Records from a data collection
····················

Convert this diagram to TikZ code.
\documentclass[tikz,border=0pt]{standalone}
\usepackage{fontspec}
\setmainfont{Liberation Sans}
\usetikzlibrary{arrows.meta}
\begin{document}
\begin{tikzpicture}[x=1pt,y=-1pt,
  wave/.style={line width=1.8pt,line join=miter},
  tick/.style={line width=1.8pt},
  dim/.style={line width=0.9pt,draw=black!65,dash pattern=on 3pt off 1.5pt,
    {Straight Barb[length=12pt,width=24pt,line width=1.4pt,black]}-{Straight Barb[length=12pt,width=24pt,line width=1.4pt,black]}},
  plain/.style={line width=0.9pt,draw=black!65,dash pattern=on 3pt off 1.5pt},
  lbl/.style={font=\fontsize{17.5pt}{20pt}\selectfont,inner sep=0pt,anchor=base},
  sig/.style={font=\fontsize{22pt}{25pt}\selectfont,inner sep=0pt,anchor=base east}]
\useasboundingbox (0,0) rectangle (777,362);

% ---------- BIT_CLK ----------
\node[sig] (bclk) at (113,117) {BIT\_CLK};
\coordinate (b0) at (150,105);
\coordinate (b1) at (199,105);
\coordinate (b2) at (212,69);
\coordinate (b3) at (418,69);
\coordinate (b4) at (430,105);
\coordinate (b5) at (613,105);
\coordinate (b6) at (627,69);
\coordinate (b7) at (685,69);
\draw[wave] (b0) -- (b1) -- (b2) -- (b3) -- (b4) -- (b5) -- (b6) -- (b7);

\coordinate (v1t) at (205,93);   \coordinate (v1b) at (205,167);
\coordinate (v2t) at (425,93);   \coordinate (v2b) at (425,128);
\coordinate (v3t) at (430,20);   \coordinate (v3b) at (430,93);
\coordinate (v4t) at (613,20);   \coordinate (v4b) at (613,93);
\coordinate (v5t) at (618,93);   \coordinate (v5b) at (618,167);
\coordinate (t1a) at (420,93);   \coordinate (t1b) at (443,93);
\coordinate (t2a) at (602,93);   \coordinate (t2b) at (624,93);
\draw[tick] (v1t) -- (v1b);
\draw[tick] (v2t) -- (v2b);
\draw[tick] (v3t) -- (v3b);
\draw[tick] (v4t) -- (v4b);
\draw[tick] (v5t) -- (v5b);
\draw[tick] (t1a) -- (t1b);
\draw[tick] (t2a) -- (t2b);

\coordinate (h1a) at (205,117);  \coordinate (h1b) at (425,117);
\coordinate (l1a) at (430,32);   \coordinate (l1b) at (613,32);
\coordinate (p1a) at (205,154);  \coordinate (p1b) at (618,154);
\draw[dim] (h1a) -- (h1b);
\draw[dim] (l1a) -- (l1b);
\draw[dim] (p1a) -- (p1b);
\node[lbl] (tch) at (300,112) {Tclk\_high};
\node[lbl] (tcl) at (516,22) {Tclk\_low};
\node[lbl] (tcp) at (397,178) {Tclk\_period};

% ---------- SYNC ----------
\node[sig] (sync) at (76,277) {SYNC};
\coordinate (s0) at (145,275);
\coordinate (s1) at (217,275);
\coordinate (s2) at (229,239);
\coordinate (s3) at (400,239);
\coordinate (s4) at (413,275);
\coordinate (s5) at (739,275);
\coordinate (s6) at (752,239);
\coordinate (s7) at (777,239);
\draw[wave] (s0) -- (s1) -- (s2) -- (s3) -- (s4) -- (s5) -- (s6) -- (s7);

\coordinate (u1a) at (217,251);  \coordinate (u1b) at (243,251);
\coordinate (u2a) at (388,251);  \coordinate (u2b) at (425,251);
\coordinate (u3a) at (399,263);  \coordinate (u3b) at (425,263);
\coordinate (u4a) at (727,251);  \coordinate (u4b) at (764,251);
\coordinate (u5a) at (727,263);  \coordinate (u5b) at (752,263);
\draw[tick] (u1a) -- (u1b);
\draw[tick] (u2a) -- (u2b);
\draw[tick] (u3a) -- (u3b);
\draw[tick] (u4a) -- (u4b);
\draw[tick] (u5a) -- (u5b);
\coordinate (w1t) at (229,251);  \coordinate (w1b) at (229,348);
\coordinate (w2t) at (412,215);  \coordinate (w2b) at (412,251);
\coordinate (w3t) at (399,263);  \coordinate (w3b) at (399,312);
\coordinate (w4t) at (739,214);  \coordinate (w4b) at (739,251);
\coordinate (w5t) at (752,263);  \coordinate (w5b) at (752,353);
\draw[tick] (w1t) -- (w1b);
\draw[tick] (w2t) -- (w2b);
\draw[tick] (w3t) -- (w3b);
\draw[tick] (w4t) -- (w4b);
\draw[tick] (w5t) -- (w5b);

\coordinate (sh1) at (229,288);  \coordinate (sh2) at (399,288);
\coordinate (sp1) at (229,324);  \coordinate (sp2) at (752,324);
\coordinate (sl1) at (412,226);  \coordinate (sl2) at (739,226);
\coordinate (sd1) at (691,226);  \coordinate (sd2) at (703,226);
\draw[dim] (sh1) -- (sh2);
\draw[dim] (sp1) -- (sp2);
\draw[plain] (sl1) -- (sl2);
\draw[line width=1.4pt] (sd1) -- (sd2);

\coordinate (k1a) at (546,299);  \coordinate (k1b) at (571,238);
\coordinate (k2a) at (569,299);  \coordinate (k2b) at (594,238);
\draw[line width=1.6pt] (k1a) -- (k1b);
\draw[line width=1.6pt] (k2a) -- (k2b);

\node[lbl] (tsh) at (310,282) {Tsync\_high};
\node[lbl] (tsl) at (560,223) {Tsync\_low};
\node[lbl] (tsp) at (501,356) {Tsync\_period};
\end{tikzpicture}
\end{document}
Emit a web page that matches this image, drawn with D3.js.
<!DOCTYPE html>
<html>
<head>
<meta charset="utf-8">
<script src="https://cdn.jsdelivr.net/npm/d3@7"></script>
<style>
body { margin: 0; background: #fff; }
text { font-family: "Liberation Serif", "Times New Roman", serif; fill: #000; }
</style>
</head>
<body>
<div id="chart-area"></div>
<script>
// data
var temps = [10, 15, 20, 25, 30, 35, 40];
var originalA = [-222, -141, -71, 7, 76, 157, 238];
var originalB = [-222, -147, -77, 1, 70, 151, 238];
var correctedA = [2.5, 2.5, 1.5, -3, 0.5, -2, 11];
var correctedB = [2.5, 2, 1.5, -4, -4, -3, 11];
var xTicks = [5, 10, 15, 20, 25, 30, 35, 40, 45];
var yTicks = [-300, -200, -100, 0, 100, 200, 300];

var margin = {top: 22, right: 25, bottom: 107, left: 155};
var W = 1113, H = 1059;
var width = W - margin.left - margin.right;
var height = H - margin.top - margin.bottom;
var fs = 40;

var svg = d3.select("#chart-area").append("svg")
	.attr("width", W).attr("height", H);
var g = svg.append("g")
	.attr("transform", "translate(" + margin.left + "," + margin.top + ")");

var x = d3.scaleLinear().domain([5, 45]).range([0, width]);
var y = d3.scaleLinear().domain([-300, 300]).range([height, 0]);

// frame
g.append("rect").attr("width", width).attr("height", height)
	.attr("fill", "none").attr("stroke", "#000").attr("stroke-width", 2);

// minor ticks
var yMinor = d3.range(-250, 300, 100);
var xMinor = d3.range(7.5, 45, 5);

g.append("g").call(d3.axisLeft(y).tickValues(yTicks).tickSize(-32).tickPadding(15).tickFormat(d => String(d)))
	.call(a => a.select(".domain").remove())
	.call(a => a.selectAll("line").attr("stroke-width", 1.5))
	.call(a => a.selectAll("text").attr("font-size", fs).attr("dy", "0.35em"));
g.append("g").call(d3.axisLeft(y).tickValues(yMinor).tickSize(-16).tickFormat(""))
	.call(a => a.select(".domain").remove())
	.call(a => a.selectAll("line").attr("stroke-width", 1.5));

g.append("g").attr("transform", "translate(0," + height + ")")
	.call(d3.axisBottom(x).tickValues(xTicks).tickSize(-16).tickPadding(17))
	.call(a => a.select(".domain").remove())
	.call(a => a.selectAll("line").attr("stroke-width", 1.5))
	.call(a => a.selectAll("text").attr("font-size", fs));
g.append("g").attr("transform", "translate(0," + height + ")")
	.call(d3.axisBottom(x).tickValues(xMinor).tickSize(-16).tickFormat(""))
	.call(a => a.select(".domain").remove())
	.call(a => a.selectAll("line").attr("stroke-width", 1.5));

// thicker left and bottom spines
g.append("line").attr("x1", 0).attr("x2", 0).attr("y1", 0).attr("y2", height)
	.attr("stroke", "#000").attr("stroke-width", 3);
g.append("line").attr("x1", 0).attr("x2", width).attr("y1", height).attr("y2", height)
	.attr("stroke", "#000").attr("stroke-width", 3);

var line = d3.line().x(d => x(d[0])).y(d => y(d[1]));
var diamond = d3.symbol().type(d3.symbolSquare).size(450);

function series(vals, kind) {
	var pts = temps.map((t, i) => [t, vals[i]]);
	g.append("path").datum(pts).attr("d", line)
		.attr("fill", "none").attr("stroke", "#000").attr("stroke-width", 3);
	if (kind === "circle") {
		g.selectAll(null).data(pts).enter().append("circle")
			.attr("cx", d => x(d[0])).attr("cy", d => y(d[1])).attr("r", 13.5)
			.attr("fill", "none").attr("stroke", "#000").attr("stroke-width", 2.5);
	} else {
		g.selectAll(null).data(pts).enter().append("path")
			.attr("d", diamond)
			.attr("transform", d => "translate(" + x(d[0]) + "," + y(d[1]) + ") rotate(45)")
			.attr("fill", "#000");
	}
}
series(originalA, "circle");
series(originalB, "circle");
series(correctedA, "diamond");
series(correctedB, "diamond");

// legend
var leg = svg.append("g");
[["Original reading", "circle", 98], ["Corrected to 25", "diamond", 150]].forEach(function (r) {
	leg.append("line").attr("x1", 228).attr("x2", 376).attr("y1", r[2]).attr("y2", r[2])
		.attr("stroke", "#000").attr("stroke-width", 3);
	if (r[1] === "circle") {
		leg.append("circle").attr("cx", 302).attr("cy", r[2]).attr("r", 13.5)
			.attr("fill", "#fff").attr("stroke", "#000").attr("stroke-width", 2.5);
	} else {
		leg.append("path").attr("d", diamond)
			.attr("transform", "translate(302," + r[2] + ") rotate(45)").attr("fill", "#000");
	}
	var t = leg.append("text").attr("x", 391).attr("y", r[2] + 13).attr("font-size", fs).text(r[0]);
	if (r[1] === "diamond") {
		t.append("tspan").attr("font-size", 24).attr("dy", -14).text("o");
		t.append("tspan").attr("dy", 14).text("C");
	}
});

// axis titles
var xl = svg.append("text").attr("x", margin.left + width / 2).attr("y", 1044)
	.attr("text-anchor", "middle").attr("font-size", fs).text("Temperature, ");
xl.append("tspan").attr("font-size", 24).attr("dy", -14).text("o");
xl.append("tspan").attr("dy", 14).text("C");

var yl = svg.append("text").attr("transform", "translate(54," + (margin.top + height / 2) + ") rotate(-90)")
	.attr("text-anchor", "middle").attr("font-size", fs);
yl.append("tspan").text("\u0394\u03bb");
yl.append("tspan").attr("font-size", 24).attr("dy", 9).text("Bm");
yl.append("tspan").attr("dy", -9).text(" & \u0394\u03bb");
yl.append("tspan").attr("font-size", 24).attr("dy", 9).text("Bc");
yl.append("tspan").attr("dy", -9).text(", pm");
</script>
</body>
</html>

····················

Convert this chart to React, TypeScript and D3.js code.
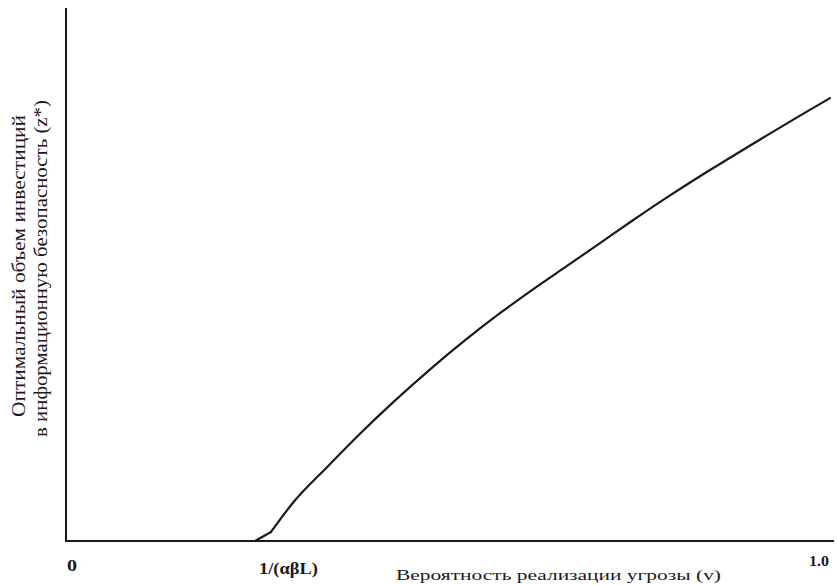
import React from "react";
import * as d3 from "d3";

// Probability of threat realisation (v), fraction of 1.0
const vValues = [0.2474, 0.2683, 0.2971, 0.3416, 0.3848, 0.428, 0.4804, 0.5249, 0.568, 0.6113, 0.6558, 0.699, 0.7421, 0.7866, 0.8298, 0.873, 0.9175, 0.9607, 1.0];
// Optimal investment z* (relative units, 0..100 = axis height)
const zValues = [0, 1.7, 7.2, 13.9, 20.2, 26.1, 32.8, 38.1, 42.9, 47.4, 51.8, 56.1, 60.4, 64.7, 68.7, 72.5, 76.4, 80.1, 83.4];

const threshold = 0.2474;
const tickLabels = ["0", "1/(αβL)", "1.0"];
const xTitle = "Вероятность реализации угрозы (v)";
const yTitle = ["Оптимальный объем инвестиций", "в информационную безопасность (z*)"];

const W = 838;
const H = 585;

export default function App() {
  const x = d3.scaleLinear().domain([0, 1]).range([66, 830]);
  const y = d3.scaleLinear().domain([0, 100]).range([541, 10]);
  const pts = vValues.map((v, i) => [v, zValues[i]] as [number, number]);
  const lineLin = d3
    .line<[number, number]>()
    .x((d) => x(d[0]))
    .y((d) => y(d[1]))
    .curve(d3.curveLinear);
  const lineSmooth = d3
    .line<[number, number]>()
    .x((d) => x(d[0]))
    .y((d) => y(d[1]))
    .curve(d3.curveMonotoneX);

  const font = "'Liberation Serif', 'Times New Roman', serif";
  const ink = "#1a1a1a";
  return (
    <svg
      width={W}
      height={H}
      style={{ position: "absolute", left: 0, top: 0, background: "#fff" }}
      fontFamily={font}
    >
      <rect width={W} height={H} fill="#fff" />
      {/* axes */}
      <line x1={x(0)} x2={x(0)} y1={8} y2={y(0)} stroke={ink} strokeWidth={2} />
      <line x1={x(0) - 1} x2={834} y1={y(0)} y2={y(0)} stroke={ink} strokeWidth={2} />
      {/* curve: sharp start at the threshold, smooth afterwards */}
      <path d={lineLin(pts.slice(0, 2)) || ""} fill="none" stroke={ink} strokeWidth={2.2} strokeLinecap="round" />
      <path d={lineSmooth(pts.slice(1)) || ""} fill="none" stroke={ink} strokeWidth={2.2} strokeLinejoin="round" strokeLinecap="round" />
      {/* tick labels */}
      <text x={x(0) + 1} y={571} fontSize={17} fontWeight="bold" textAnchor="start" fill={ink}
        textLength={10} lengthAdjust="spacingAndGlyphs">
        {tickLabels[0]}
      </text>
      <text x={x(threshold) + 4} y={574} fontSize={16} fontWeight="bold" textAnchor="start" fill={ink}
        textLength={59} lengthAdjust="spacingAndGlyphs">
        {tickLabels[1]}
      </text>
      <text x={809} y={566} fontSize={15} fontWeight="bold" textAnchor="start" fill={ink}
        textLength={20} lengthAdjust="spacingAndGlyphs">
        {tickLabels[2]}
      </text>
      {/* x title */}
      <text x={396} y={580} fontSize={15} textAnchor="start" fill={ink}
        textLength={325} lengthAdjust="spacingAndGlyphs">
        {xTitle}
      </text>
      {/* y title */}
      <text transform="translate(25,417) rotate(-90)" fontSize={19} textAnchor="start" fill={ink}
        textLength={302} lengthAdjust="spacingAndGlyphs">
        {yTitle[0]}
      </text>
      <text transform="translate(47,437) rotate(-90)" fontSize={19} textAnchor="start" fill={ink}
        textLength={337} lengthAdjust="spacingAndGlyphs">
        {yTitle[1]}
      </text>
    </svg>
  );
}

····················

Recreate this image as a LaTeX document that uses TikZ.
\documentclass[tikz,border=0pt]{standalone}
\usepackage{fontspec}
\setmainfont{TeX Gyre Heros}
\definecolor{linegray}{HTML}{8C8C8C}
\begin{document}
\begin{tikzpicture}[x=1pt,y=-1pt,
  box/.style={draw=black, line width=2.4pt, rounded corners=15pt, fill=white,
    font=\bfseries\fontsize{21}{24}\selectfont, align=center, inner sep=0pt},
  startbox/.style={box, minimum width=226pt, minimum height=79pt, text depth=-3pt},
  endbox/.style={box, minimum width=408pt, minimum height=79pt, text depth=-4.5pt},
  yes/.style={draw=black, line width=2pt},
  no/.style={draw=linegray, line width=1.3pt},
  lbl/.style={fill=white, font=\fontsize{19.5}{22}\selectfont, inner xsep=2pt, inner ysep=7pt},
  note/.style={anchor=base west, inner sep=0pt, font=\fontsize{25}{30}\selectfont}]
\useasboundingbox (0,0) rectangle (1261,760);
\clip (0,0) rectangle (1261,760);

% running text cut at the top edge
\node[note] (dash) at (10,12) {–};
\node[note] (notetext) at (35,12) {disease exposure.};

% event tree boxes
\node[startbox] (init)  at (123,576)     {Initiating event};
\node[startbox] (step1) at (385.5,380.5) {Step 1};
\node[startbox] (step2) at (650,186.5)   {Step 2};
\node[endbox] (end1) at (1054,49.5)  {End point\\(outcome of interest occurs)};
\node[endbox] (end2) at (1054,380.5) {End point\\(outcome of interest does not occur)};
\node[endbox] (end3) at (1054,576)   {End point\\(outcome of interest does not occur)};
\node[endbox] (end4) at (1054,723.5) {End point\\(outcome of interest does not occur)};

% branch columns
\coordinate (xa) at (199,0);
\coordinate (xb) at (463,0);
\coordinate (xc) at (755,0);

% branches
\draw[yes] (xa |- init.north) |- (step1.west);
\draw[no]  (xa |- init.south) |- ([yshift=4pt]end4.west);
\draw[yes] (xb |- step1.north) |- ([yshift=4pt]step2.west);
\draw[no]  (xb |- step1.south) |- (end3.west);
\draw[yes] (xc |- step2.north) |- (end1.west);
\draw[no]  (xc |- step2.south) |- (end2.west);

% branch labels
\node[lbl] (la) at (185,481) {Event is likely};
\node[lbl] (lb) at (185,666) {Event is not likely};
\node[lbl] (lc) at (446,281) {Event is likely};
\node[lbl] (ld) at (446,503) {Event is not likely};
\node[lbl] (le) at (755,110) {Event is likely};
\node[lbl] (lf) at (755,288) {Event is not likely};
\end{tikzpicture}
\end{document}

····················

INSTRUCTION
Print everything from the line with "Convert this chart" down to the line with "const H = 585;" in the entries above, both lines included and nothing more, without the pictures.

RESULT OF THIS EXERCISE
Convert this chart to React, TypeScript and D3.js code.
import React from "react";
import * as d3 from "d3";

// Probability of threat realisation (v), fraction of 1.0
const vValues = [0.2474, 0.2683, 0.2971, 0.3416, 0.3848, 0.428, 0.4804, 0.5249, 0.568, 0.6113, 0.6558, 0.699, 0.7421, 0.7866, 0.8298, 0.873, 0.9175, 0.9607, 1.0];
// Optimal investment z* (relative units, 0..100 = axis height)
const zValues = [0, 1.7, 7.2, 13.9, 20.2, 26.1, 32.8, 38.1, 42.9, 47.4, 51.8, 56.1, 60.4, 64.7, 68.7, 72.5, 76.4, 80.1, 83.4];

const threshold = 0.2474;
const tickLabels = ["0", "1/(αβL)", "1.0"];
const xTitle = "Вероятность реализации угрозы (v)";
const yTitle = ["Оптимальный объем инвестиций", "в информационную безопасность (z*)"];

const W = 838;
const H = 585;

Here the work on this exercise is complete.